Siphons to replace gates in revised plans for Grant Lake Reservoir

The Los Angeles Department of Water & Power (DWP) continues to develop a multi-phased project focusing on Grant Lake Reservoir infrastructure. The project includes the long-overdue modification to the Grant spillway needed to provide the required Stream Ecosystem Flows (SEFs) mandated by the California State Water Resources Control Board and agreed to under the 2013 Stream Restoration Agreement. However, with the additional problem of a malfunctioning rotovalve, dam safety and infrastructure upgrades have added to the delay and the scope of the original spillway modification.

According to DWP’s December 30, 2024 report to the State Water Board, DWP is abandoning the original outlet design of Langemann gates in favor of siphons. DWP plans to bury four 48-inch diameter siphon pipes, encased in concrete, adjacent to the existing spillway. The siphons will begin at the reservoir and extend 1,700 feet into the unlined portion of the spillway.

Siphons were considered in 2013 as a design option during negotiations ahead of the Stream Restoration Agreement, but at the time DWP had operating concerns about the concept. However, in recent years, DWP installed siphons along the Los Angeles Aqueduct at Tinemaha Reservoir south of the town of Big Pine, and it is now advancing a siphon outlet system at Grant. The new system, in combination with the existing Mono Gate One Return Ditch, will need to reliably provide sufficient SEFs to Rush Creek across all runoff year-types. According to DWP, the siphon system would also serve as a reliable outlet for the reservoir during subsequent replacement of the rotovalve and future reservoir management.

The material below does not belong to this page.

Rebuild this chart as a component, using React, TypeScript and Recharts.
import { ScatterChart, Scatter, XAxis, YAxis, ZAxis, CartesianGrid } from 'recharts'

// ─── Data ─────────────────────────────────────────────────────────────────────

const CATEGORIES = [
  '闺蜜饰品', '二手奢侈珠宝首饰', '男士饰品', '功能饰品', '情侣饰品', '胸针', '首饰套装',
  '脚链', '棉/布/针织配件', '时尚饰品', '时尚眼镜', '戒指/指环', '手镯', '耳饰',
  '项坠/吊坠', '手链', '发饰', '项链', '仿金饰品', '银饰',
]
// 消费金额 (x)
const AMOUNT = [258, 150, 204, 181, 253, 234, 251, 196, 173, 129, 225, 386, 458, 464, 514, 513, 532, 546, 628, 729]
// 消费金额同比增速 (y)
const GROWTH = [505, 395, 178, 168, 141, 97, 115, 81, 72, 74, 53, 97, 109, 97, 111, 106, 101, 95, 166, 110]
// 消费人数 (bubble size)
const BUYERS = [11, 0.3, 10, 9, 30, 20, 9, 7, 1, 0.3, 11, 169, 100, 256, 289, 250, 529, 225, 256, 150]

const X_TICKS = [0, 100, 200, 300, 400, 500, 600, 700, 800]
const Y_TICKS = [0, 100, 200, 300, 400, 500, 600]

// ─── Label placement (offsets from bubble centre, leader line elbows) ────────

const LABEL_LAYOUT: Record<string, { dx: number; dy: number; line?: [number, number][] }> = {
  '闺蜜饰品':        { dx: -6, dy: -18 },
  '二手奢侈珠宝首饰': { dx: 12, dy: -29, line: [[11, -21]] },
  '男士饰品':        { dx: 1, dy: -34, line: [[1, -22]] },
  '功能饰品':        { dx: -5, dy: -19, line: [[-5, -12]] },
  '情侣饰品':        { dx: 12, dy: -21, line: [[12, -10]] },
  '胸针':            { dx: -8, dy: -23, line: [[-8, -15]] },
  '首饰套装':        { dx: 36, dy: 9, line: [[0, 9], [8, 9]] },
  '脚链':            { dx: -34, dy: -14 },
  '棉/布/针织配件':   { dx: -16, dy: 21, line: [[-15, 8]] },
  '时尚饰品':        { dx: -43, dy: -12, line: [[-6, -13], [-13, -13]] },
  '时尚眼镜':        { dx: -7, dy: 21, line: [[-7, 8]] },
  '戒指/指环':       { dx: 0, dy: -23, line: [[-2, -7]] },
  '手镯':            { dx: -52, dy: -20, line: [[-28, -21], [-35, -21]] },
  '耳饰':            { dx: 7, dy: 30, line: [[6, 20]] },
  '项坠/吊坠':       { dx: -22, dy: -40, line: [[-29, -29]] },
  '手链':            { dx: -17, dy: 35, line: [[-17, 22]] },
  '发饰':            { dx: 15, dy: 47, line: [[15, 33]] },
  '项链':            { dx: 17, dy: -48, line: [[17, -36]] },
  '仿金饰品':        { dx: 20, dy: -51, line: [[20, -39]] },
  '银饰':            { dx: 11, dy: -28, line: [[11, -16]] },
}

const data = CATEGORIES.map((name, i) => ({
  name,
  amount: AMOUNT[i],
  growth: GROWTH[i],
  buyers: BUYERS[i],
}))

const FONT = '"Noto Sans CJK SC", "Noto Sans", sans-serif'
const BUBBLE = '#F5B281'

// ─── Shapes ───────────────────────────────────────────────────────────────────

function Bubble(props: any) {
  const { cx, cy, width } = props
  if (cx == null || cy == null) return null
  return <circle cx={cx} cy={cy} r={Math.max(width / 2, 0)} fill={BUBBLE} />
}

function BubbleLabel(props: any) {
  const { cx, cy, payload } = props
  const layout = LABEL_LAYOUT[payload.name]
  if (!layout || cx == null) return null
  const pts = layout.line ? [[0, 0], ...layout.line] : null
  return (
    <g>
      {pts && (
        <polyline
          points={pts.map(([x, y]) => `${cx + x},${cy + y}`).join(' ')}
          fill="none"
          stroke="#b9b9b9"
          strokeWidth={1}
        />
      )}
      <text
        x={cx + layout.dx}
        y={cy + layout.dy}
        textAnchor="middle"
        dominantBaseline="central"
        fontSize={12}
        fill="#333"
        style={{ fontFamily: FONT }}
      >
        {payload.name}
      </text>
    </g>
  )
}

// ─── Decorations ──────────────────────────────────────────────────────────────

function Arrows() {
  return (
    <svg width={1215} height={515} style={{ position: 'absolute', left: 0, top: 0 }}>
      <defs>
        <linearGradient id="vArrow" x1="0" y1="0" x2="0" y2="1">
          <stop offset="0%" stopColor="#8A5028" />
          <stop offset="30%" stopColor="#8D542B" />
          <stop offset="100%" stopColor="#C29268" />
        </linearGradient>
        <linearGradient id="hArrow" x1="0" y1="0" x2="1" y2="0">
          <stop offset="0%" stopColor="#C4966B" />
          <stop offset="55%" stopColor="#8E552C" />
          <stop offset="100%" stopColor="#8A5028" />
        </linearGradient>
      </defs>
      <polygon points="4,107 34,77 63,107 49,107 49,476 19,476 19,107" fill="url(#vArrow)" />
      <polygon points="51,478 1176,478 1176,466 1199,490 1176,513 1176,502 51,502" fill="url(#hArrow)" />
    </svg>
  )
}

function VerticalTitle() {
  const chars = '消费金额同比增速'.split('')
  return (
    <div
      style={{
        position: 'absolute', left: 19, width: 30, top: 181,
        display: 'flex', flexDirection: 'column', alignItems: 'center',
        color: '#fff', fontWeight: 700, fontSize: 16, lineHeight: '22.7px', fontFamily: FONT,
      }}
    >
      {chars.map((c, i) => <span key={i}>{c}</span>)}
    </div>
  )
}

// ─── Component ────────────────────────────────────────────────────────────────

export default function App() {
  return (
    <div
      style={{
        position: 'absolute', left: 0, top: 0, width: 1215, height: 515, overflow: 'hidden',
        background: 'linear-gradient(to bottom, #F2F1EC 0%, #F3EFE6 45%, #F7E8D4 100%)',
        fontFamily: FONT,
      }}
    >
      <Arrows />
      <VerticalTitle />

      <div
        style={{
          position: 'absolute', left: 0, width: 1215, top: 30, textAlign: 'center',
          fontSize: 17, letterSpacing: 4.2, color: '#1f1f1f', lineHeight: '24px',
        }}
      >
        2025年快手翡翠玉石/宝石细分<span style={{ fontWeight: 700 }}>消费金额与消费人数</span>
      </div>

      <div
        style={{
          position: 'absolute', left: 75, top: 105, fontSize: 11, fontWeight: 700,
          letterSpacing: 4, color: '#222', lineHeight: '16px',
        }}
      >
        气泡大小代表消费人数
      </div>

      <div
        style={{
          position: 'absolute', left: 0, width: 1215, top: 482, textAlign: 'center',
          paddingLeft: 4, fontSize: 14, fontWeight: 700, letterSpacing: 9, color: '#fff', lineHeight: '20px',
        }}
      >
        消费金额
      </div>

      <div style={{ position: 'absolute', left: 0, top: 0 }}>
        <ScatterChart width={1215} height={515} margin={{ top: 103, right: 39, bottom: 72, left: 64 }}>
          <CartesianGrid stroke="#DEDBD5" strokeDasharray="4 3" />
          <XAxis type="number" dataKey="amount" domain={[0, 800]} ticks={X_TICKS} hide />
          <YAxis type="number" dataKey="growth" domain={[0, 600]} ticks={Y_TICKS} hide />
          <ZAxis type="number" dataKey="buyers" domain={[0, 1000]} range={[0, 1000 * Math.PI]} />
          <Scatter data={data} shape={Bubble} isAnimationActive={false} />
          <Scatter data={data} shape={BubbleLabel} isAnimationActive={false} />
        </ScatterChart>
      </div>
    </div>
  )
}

DWP is changing the original outlet design of Langemann gates built into the Grant Lake Reservoir spillway to siphons that will be buried adjacent to the spillway. Photo by Teri Tracy.

For years DWP has been concerned about the rotovalve; its replacement was purchased more than six years ago. In 2023, the rotovalve began to malfunction, and questions regarding dam safety superseded the original reservoir modification plan to deliver the reliable SEFs needed to restore Rush Creek. According to DWP’s December 2024 report, the siphon system is tentatively scheduled for completion in late 2029 or early 2030. The work to replace the rotovalve may extend into 2034.

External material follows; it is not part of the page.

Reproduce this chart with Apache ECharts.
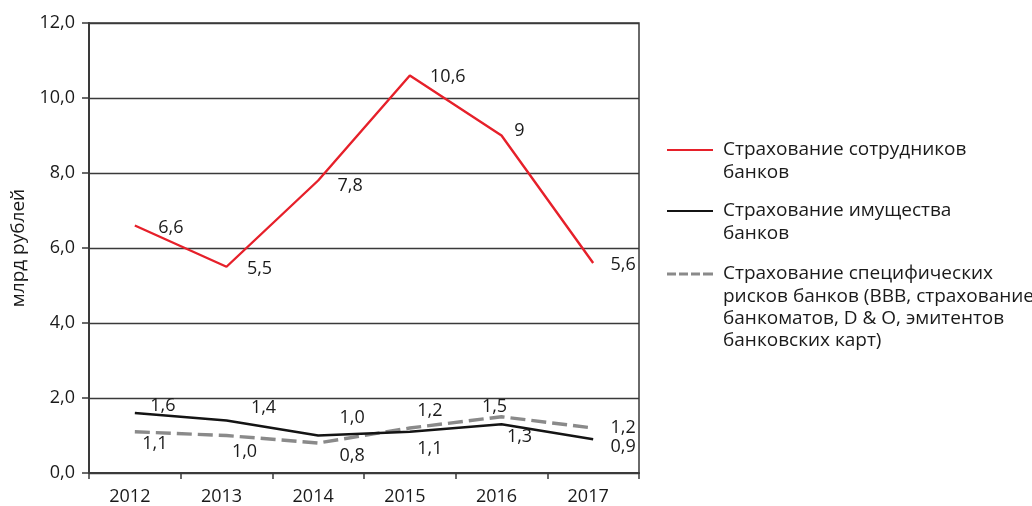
<!DOCTYPE html>
<html><head><meta charset="utf-8">
<script src="https://cdn.jsdelivr.net/npm/echarts@6/dist/echarts.min.js"></script>
<style>html,body{margin:0;padding:0;background:#fff}#c{width:1032px;height:506px}</style>
</head><body><div id="c"></div>
<script>
// ---- data ----
const years = ['2012', '2013', '2014', '2015', '2016', '2017'];
const staffValues = [6.6, 5.5, 7.8, 10.6, 9, 5.6];
const propertyValues = [1.6, 1.4, 1.0, 1.1, 1.3, 0.9];
const specificValues = [1.1, 1.0, 0.8, 1.2, 1.5, 1.2];
const seriesNames = [
  'Страхование сотрудников банков',
  'Страхование имущества банков',
  'Страхование специфических рисков банков (BBB, страхование банкоматов, D & O, эмитентов банковских карт)'
];
const legendLines = [
  ['Страхование сотрудников', 'банков'],
  ['Страхование имущества', 'банков'],
  ['Страхование специфических', 'рисков банков (BBB, страхование', 'банкоматов, D & O, эмитентов', 'банковских карт)']
];
const yAxisTitle = 'млрд рублей';

// ---- label placement (styling, not data) ----
const staffLabelOffset = [[36, 2], [33, 2], [32, 5], [38, 1], [18, -5], [30, 2]];
const propertyLabelOffset = [[28, -7], [37, -13], [34, -18], [20, 17], [18, 13], [30, 8]];
const specificLabelOffset = [[20, 12], [18, 16], [34, 13], [20, -17], [-7, -10], [30, 0]];

const FONT = '"Open Sans", "Noto Sans", sans-serif';
const FS = 18;
const FS_LEG = 19;
const TXT = '#1a1a1a';
const AX = '#3a3a3a';
const colors = ['#e6202a', '#141414', '#8a8a8a'];

function withLabels(values, offsets) {
  return values.map((v, i) => ({
    value: v,
    label: { offset: offsets[i] }
  }));
}
const fmtRaw = p => String(p.value).replace('.', ',');
const fmtFixed = p => Number(p.value).toFixed(1).replace('.', ',');

const labelBase = {
  show: true, position: 'inside', color: TXT, fontSize: FS, fontFamily: FONT
};

function legendFor(i, iconY, lh) {
  const lines = legendLines[i];
  const pad = new Array(lines.length - 1).fill('').join('\n');
  const text = (lines.length > 1 ? pad + '\n' : '') + lines.join('\n');
  const total = (2 * lines.length - 1) * lh;
  const icons = ['rect', 'rect', 'path://M0,0h9v3h-9z M12,0h9v3h-9z M24,0h9v3h-9z M36,0h10v3h-10z'];
  return {
    show: true, left: 667, top: iconY - total / 2, padding: 0, orient: 'vertical',
    selectedMode: false,
    itemWidth: 46, itemHeight: i === 2 ? 3 : 2,
    data: [{ name: seriesNames[i], icon: icons[i] }],
    formatter: () => text,
    textStyle: { color: TXT, fontSize: FS_LEG, fontFamily: FONT, lineHeight: lh, padding: [0, 0, 0, 5] }
  };
}

const chart = echarts.init(document.getElementById('c'), null, { renderer: 'canvas' });
chart.setOption({
  animation: false,
  color: colors,
  textStyle: { fontFamily: FONT },
  grid: { left: 89, top: 23, right: 393, bottom: 33, show: true, borderColor: AX, borderWidth: 1.5, containLabel: false },
  legend: [
    legendFor(0, 150, 23),
    legendFor(1, 211, 23),
    legendFor(2, 274, 22.3)
  ],
  xAxis: {
    type: 'category', data: years, boundaryGap: true,
    axisLine: { show: true, lineStyle: { color: AX, width: 2 } },
    axisTick: { show: true, length: 6, alignWithLabel: false, lineStyle: { color: AX, width: 1.5 } },
    axisLabel: { color: TXT, fontSize: FS, fontFamily: FONT, margin: 15, padding: [0, 10, 0, 0] },
    splitLine: { show: false }
  },
  yAxis: {
    type: 'value', min: 0, max: 12, interval: 2,
    name: yAxisTitle, nameLocation: 'middle', nameGap: 58,
    nameTextStyle: { color: TXT, fontSize: FS_LEG, fontFamily: FONT },
    axisLine: { show: true, lineStyle: { color: AX, width: 2 } },
    axisTick: { show: true, length: 7, lineStyle: { color: AX, width: 1.5 } },
    axisLabel: { color: TXT, fontSize: FS, fontFamily: FONT, margin: 14,
      formatter: v => v.toFixed(1).replace('.', ',') },
    splitLine: { show: true, lineStyle: { color: AX, width: 1.3 } }
  },
  series: [
    {
      name: seriesNames[0], type: 'line', data: withLabels(staffValues, staffLabelOffset),
      symbol: 'circle', symbolSize: 0, showSymbol: true,
      lineStyle: { color: colors[0], width: 2.4 }, itemStyle: { color: colors[0] },
      label: Object.assign({}, labelBase, { formatter: fmtRaw }), z: 4
    },
    {
      name: seriesNames[1], type: 'line', data: withLabels(propertyValues, propertyLabelOffset),
      symbol: 'circle', symbolSize: 0, showSymbol: true,
      lineStyle: { color: colors[1], width: 2.4 }, itemStyle: { color: colors[1] },
      label: Object.assign({}, labelBase, { formatter: fmtFixed }), z: 3
    },
    {
      name: seriesNames[2], type: 'line', data: withLabels(specificValues, specificLabelOffset),
      symbol: 'circle', symbolSize: 0, showSymbol: true,
      lineStyle: { color: colors[2], width: 3.4, type: [15, 6] }, itemStyle: { color: colors[2] },
      label: Object.assign({}, labelBase, { formatter: fmtFixed }), z: 2
    }
  ]
});
</script>
</body></html>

DWP has moved slowly on the modification to the Grant spillway and it’s not clear why the rotovalve, a fundamental piece of dam safety, wasn’t prioritized for replacement years ago. There is an ecological cost to Rush Creek when the reliable delivery of SEFs is delayed, and this was why the State Water Board set deadlines for outlet modification with construction to begin in 2024. Deadlines were extended last year and will now need to be extended again.

The Mono Lake Committee is working to make sure that DWP reports to the State Water Board and principal parties in the design, planning, and permitting process. The goal is to expedite the work ahead and confirm that the siphons will successfully deliver the required SEFs that Rush Creek needs.